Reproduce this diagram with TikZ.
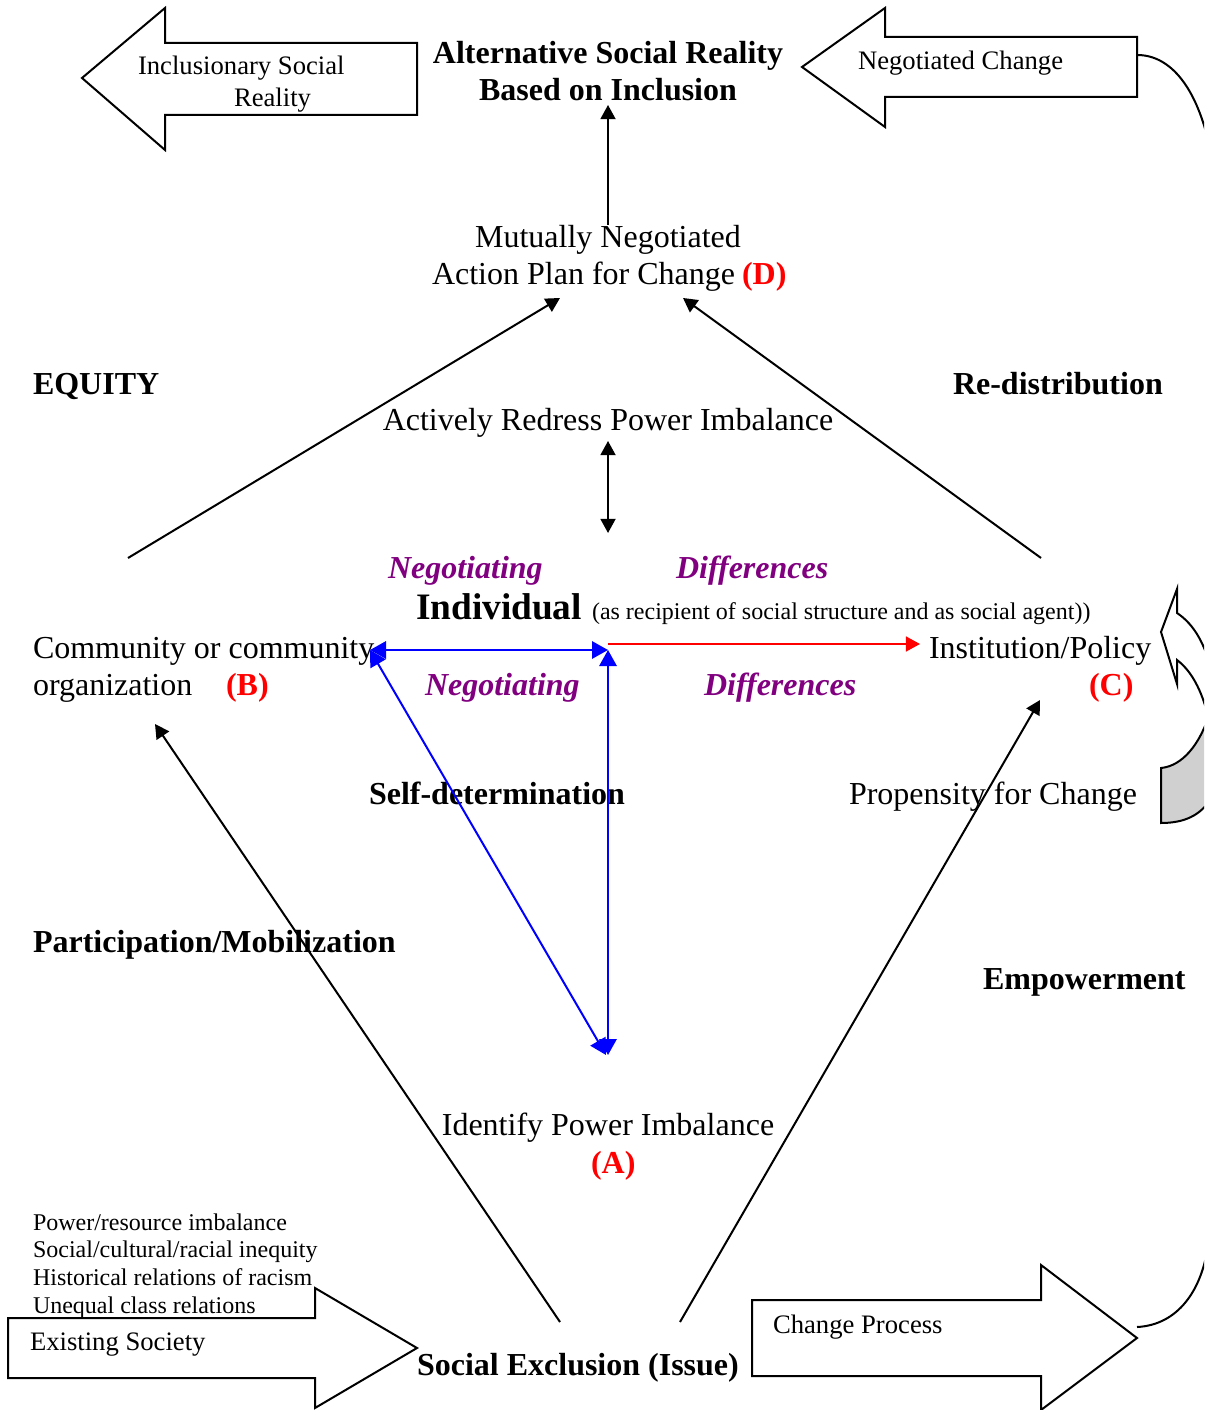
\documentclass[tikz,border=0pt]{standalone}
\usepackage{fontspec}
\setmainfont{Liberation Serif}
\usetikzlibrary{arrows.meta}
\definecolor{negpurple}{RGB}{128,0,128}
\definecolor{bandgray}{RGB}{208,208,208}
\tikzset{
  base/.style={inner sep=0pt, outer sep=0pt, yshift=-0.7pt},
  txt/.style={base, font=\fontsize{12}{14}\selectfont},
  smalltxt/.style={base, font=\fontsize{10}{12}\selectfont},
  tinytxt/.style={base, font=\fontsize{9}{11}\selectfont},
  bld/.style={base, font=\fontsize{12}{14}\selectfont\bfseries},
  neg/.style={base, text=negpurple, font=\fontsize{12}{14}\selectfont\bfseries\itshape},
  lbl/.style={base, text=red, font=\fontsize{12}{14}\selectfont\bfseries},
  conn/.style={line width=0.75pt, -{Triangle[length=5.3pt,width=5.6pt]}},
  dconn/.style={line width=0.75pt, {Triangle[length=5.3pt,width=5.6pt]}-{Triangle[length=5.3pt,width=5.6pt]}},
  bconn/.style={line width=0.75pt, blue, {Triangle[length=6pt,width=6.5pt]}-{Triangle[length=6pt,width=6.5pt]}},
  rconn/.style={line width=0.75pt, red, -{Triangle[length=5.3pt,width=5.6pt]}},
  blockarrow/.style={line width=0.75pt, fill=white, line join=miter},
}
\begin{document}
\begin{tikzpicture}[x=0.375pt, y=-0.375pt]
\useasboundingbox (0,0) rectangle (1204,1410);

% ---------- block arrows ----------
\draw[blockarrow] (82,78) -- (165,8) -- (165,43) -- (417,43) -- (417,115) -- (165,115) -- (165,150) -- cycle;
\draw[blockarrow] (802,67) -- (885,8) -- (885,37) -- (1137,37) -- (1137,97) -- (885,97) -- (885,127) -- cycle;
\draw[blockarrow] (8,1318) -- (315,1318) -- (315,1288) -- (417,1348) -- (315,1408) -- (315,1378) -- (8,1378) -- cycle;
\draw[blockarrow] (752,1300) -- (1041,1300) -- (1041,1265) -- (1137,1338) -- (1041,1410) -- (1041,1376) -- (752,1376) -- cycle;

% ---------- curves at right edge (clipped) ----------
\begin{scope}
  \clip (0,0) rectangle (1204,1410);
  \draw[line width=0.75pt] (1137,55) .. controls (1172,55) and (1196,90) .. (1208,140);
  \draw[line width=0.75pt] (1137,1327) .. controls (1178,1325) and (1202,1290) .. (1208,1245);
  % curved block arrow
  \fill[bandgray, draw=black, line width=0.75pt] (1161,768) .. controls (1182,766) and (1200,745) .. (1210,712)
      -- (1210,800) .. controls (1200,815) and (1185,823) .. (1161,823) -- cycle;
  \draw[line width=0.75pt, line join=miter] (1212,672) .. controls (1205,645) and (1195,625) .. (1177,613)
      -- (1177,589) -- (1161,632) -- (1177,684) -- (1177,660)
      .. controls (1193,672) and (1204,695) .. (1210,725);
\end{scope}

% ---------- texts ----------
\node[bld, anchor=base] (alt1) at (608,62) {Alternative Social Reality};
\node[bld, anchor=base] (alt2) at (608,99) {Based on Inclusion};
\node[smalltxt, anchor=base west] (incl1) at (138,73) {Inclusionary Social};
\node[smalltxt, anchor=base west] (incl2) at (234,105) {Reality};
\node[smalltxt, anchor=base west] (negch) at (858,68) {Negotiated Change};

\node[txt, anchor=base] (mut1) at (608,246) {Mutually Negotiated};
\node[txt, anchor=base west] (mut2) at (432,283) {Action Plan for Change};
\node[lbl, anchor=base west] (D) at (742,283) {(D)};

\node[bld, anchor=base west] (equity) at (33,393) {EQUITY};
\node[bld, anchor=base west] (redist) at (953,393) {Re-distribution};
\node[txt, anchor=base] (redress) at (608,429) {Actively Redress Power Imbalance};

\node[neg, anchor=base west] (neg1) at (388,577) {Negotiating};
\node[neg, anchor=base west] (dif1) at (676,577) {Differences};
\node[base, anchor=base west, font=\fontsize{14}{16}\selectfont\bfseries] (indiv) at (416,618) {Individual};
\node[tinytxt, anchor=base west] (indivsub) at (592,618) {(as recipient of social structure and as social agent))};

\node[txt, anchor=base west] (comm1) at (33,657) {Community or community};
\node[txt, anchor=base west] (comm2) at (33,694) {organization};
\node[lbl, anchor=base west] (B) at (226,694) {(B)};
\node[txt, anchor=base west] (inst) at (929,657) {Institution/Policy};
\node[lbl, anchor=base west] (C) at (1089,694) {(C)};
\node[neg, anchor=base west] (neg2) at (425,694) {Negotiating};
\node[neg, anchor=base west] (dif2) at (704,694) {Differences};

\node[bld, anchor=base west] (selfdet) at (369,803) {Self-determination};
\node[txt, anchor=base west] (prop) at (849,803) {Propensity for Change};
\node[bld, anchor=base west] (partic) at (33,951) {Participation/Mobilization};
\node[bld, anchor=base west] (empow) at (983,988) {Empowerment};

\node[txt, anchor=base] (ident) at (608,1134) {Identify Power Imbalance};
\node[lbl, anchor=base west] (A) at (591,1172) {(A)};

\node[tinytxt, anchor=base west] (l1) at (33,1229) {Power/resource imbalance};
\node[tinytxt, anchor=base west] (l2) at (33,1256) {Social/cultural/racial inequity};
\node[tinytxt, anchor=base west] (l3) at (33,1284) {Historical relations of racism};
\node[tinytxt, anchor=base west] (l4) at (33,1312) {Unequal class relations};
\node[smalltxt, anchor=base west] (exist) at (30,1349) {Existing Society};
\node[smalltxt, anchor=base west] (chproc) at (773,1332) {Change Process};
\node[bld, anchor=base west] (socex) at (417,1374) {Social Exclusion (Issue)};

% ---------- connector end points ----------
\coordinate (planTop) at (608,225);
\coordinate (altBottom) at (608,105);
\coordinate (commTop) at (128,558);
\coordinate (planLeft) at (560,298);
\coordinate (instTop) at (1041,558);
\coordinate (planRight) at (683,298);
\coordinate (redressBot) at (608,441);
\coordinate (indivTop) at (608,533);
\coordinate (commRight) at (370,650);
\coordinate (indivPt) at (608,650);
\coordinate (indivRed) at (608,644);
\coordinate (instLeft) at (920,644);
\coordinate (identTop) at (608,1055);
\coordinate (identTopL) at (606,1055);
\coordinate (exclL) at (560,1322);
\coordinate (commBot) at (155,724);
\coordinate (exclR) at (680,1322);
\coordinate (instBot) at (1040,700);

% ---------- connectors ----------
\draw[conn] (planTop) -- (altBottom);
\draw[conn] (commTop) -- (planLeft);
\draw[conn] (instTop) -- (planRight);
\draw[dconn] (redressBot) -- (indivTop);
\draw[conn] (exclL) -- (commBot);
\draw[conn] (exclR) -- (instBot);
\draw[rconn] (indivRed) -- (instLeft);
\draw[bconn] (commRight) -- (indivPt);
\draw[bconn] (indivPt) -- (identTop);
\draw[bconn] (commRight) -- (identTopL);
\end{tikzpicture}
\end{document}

____

- [EXERCISE DETAILS] Leaving out the pictures, repeat the data above exactly.

- [SOLUTION TO THIS EXERCISE]
Reproduce this diagram with TikZ.
\documentclass[tikz,border=0pt]{standalone}
\usepackage{fontspec}
\setmainfont{Liberation Serif}
\usetikzlibrary{arrows.meta}
\definecolor{negpurple}{RGB}{128,0,128}
\definecolor{bandgray}{RGB}{208,208,208}
\tikzset{
  base/.style={inner sep=0pt, outer sep=0pt, yshift=-0.7pt},
  txt/.style={base, font=\fontsize{12}{14}\selectfont},
  smalltxt/.style={base, font=\fontsize{10}{12}\selectfont},
  tinytxt/.style={base, font=\fontsize{9}{11}\selectfont},
  bld/.style={base, font=\fontsize{12}{14}\selectfont\bfseries},
  neg/.style={base, text=negpurple, font=\fontsize{12}{14}\selectfont\bfseries\itshape},
  lbl/.style={base, text=red, font=\fontsize{12}{14}\selectfont\bfseries},
  conn/.style={line width=0.75pt, -{Triangle[length=5.3pt,width=5.6pt]}},
  dconn/.style={line width=0.75pt, {Triangle[length=5.3pt,width=5.6pt]}-{Triangle[length=5.3pt,width=5.6pt]}},
  bconn/.style={line width=0.75pt, blue, {Triangle[length=6pt,width=6.5pt]}-{Triangle[length=6pt,width=6.5pt]}},
  rconn/.style={line width=0.75pt, red, -{Triangle[length=5.3pt,width=5.6pt]}},
  blockarrow/.style={line width=0.75pt, fill=white, line join=miter},
}
\begin{document}
\begin{tikzpicture}[x=0.375pt, y=-0.375pt]
\useasboundingbox (0,0) rectangle (1204,1410);

% ---------- block arrows ----------
\draw[blockarrow] (82,78) -- (165,8) -- (165,43) -- (417,43) -- (417,115) -- (165,115) -- (165,150) -- cycle;
\draw[blockarrow] (802,67) -- (885,8) -- (885,37) -- (1137,37) -- (1137,97) -- (885,97) -- (885,127) -- cycle;
\draw[blockarrow] (8,1318) -- (315,1318) -- (315,1288) -- (417,1348) -- (315,1408) -- (315,1378) -- (8,1378) -- cycle;
\draw[blockarrow] (752,1300) -- (1041,1300) -- (1041,1265) -- (1137,1338) -- (1041,1410) -- (1041,1376) -- (752,1376) -- cycle;

% ---------- curves at right edge (clipped) ----------
\begin{scope}
  \clip (0,0) rectangle (1204,1410);
  \draw[line width=0.75pt] (1137,55) .. controls (1172,55) and (1196,90) .. (1208,140);
  \draw[line width=0.75pt] (1137,1327) .. controls (1178,1325) and (1202,1290) .. (1208,1245);
  % curved block arrow
  \fill[bandgray, draw=black, line width=0.75pt] (1161,768) .. controls (1182,766) and (1200,745) .. (1210,712)
      -- (1210,800) .. controls (1200,815) and (1185,823) .. (1161,823) -- cycle;
  \draw[line width=0.75pt, line join=miter] (1212,672) .. controls (1205,645) and (1195,625) .. (1177,613)
      -- (1177,589) -- (1161,632) -- (1177,684) -- (1177,660)
      .. controls (1193,672) and (1204,695) .. (1210,725);
\end{scope}

% ---------- texts ----------
\node[bld, anchor=base] (alt1) at (608,62) {Alternative Social Reality};
\node[bld, anchor=base] (alt2) at (608,99) {Based on Inclusion};
\node[smalltxt, anchor=base west] (incl1) at (138,73) {Inclusionary Social};
\node[smalltxt, anchor=base west] (incl2) at (234,105) {Reality};
\node[smalltxt, anchor=base west] (negch) at (858,68) {Negotiated Change};

\node[txt, anchor=base] (mut1) at (608,246) {Mutually Negotiated};
\node[txt, anchor=base west] (mut2) at (432,283) {Action Plan for Change};
\node[lbl, anchor=base west] (D) at (742,283) {(D)};

\node[bld, anchor=base west] (equity) at (33,393) {EQUITY};
\node[bld, anchor=base west] (redist) at (953,393) {Re-distribution};
\node[txt, anchor=base] (redress) at (608,429) {Actively Redress Power Imbalance};

\node[neg, anchor=base west] (neg1) at (388,577) {Negotiating};
\node[neg, anchor=base west] (dif1) at (676,577) {Differences};
\node[base, anchor=base west, font=\fontsize{14}{16}\selectfont\bfseries] (indiv) at (416,618) {Individual};
\node[tinytxt, anchor=base west] (indivsub) at (592,618) {(as recipient of social structure and as social agent))};

\node[txt, anchor=base west] (comm1) at (33,657) {Community or community};
\node[txt, anchor=base west] (comm2) at (33,694) {organization};
\node[lbl, anchor=base west] (B) at (226,694) {(B)};
\node[txt, anchor=base west] (inst) at (929,657) {Institution/Policy};
\node[lbl, anchor=base west] (C) at (1089,694) {(C)};
\node[neg, anchor=base west] (neg2) at (425,694) {Negotiating};
\node[neg, anchor=base west] (dif2) at (704,694) {Differences};

\node[bld, anchor=base west] (selfdet) at (369,803) {Self-determination};
\node[txt, anchor=base west] (prop) at (849,803) {Propensity for Change};
\node[bld, anchor=base west] (partic) at (33,951) {Participation/Mobilization};
\node[bld, anchor=base west] (empow) at (983,988) {Empowerment};

\node[txt, anchor=base] (ident) at (608,1134) {Identify Power Imbalance};
\node[lbl, anchor=base west] (A) at (591,1172) {(A)};

\node[tinytxt, anchor=base west] (l1) at (33,1229) {Power/resource imbalance};
\node[tinytxt, anchor=base west] (l2) at (33,1256) {Social/cultural/racial inequity};
\node[tinytxt, anchor=base west] (l3) at (33,1284) {Historical relations of racism};
\node[tinytxt, anchor=base west] (l4) at (33,1312) {Unequal class relations};
\node[smalltxt, anchor=base west] (exist) at (30,1349) {Existing Society};
\node[smalltxt, anchor=base west] (chproc) at (773,1332) {Change Process};
\node[bld, anchor=base west] (socex) at (417,1374) {Social Exclusion (Issue)};

% ---------- connector end points ----------
\coordinate (planTop) at (608,225);
\coordinate (altBottom) at (608,105);
\coordinate (commTop) at (128,558);
\coordinate (planLeft) at (560,298);
\coordinate (instTop) at (1041,558);
\coordinate (planRight) at (683,298);
\coordinate (redressBot) at (608,441);
\coordinate (indivTop) at (608,533);
\coordinate (commRight) at (370,650);
\coordinate (indivPt) at (608,650);
\coordinate (indivRed) at (608,644);
\coordinate (instLeft) at (920,644);
\coordinate (identTop) at (608,1055);
\coordinate (identTopL) at (606,1055);
\coordinate (exclL) at (560,1322);
\coordinate (commBot) at (155,724);
\coordinate (exclR) at (680,1322);
\coordinate (instBot) at (1040,700);

% ---------- connectors ----------
\draw[conn] (planTop) -- (altBottom);
\draw[conn] (commTop) -- (planLeft);
\draw[conn] (instTop) -- (planRight);
\draw[dconn] (redressBot) -- (indivTop);
\draw[conn] (exclL) -- (commBot);
\draw[conn] (exclR) -- (instBot);
\draw[rconn] (indivRed) -- (instLeft);
\draw[bconn] (commRight) -- (indivPt);
\draw[bconn] (indivPt) -- (identTop);
\draw[bconn] (commRight) -- (identTopL);
\end{tikzpicture}
\end{document}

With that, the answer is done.